PROBLEM TO WORK ON → It is required that the lines from the top of the listing through the line with "least_top_se = [0.6, 0.9, 1.2, 1.87, 3.05, 2.7, 2.95]" be reproduced exactly, excluding pictures.

Dataset entries
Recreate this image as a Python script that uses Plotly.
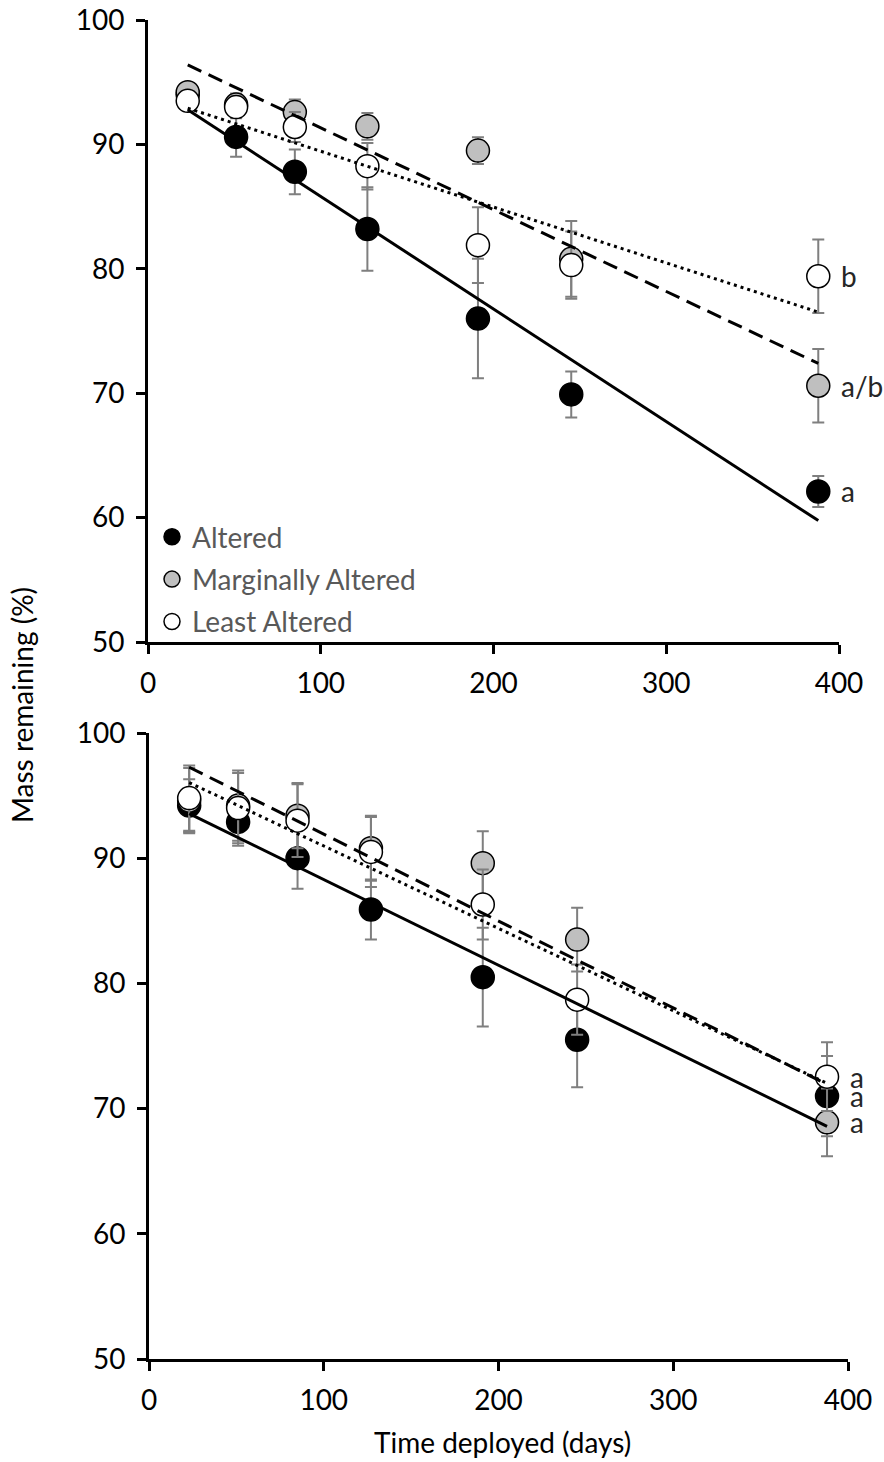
import numpy as np
import plotly.graph_objects as go

# Sampling times (days deployed)
days = [23, 51, 85, 127, 191, 245, 388]

# Upper panel: mean mass remaining (%) and standard error
altered_top = [94.0, 90.6, 87.8, 83.2, 76.0, 69.9, 62.1]
altered_top_se = [0.6, 1.6, 1.8, 3.35, 4.8, 1.85, 1.25]
marginal_top = [94.2, 93.2, 92.6, 91.45, 89.5, 80.8, 70.6]
marginal_top_se = [0.6, 0.9, 1.0, 1.07, 1.07, 3.05, 2.95]
least_top = [93.5, 93.0, 91.4, 88.25, 81.9, 80.3, 79.4]
least_top_se = [0.6, 0.9, 1.2, 1.87, 3.05, 2.7, 2.95]

# Lower panel
altered_bot = [94.2, 92.9, 90.0, 85.9, 80.5, 75.5, 71.0]
altered_bot_se = [2.1, 1.9, 2.45, 2.4, 3.95, 3.8, 3.2]
marginal_bot = [94.6, 94.2, 93.4, 90.8, 89.6, 83.5, 68.9]
marginal_bot_se = [2.6, 2.8, 2.6, 2.6, 2.55, 2.55, 2.7]
least_bot = [94.8, 94.0, 93.0, 90.5, 86.3, 78.7, 72.55]
least_bot_se = [2.6, 2.8, 2.9, 2.8, 2.8, 2.8, 2.75]

# Significance letters at the final sampling
letters_top = ["a", "a/b", "b"]
letters_bot = ["a", "a", "a"]

series_names = ["Altered", "Marginally Altered", "Least Altered"]
fills = ["#000000", "#bfbfbf", "#ffffff"]
dashes = ["solid", "15px,8px", "3px,4px"]

FONT = "Lato, Carlito, Calibri, sans-serif"
FS = 28

fig = go.Figure()

panels = [
    ("x", "y", [altered_top, marginal_top, least_top],
     [altered_top_se, marginal_top_se, least_top_se], letters_top, True),
    ("x2", "y2", [altered_bot, marginal_bot, least_bot],
     [altered_bot_se, marginal_bot_se, least_bot_se], letters_bot, False),
]

for xa, ya, vals, ses, letters, show in panels:
    # points with error bars
    for i in range(3):
        fig.add_trace(go.Scatter(
            x=days, y=vals[i], xaxis=xa, yaxis=ya, mode="markers",
            name=series_names[i], legendgroup=series_names[i], showlegend=show,
            marker=dict(size=23, color=fills[i], line=dict(color="#000000", width=1.5)),
            error_y=dict(type="data", array=ses[i], color="#7f7f7f", thickness=2, width=6),
        ))
    # linear trends fitted to each series
    for i in range(3):
        slope, icpt = np.polyfit(days, vals[i], 1)
        xs = np.array([days[0], days[-1]])
        fig.add_trace(go.Scatter(
            x=xs, y=slope * xs + icpt, xaxis=xa, yaxis=ya, mode="lines",
            showlegend=False, hoverinfo="skip",
            line=dict(color="#000000", width=3, dash=dashes[i]),
        ))
    # letters beside the last points
    for i in range(3):
        fig.add_annotation(
            x=days[-1], y=vals[i][-1], xref=xa, yref=ya, text=letters[i],
            showarrow=False, xanchor="left", yanchor="middle", xshift=21,
            font=dict(family=FONT, size=FS, color="#262626"),
        )

tick_style = dict(
    showgrid=False, zeroline=False, automargin=False,
    showline=True, linecolor="#000000", linewidth=3,
    ticks="outside", ticklen=9, tickwidth=3, tickcolor="#000000",
    tickfont=dict(family=FONT, size=FS, color="#000000"),
)
xaxis_common = dict(range=[0, 400], dtick=100, ticklabelstandoff=5, **tick_style)
yaxis_common = dict(range=[50, 100], dtick=10, ticklabelstandoff=6, **tick_style)

W, H = 884, 1462
fig.update_layout(
    width=W, height=H, margin=dict(l=0, r=0, t=0, b=0, autoexpand=False),
    paper_bgcolor="#ffffff", plot_bgcolor="#ffffff",
    xaxis=dict(domain=[148 / W, 839 / W], anchor="y", **xaxis_common),
    yaxis=dict(domain=[1 - 642 / H, 1 - 20 / H], anchor="x", **yaxis_common),
    xaxis2=dict(domain=[149 / W, 848 / W], anchor="y2", **xaxis_common),
    yaxis2=dict(domain=[1 - 1359 / H, 1 - 733 / H], anchor="x2", **yaxis_common),
    legend=dict(
        x=152 / W, y=1 - 512 / H, xanchor="left", yanchor="top",
        bgcolor="rgba(0,0,0,0)", tracegroupgap=3,
        font=dict(family=FONT, size=FS, color="#595959"),
    ),
    showlegend=True,
)

# shared axis titles
fig.add_annotation(
    x=22 / W, y=1 - 705 / H, xref="paper", yref="paper", text="Mass remaining (%)",
    textangle=-90, showarrow=False, xanchor="center", yanchor="middle",
    font=dict(family=FONT, size=FS, color="#000000"),
)
fig.add_annotation(
    x=502 / W, y=1 - 1442 / H, xref="paper", yref="paper", text="Time deployed (days)",
    showarrow=False, xanchor="center", yanchor="middle",
    font=dict(family=FONT, size=FS, color="#000000"),
)

fig.write_html("out.html")
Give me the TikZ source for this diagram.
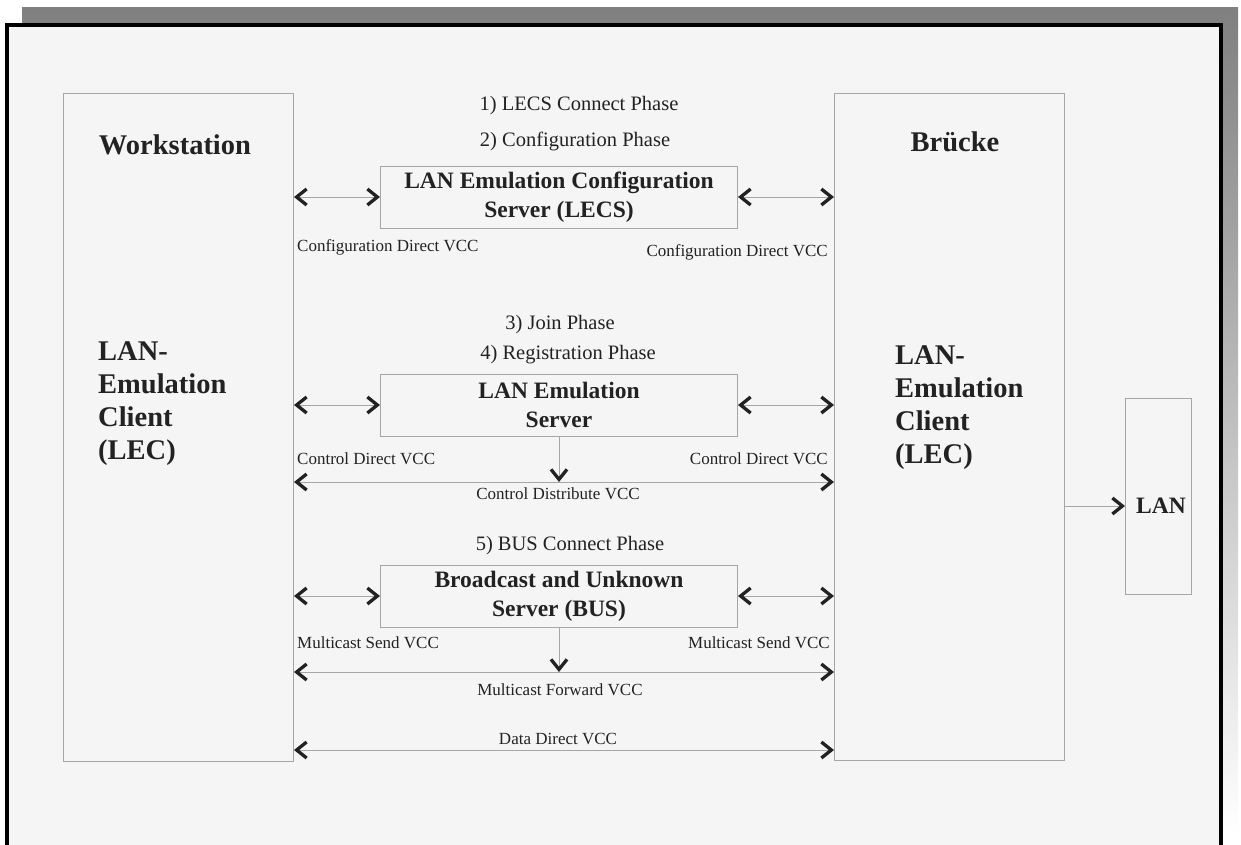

RESPONSE TO THIS EXERCISE →
Recreate this image as a Python script that uses Plotly.
import numpy as np
import plotly.graph_objects as go

# Sampling times (days deployed)
days = [23, 51, 85, 127, 191, 245, 388]

# Upper panel: mean mass remaining (%) and standard error
altered_top = [94.0, 90.6, 87.8, 83.2, 76.0, 69.9, 62.1]
altered_top_se = [0.6, 1.6, 1.8, 3.35, 4.8, 1.85, 1.25]
marginal_top = [94.2, 93.2, 92.6, 91.45, 89.5, 80.8, 70.6]
marginal_top_se = [0.6, 0.9, 1.0, 1.07, 1.07, 3.05, 2.95]
least_top = [93.5, 93.0, 91.4, 88.25, 81.9, 80.3, 79.4]
least_top_se = [0.6, 0.9, 1.2, 1.87, 3.05, 2.7, 2.95]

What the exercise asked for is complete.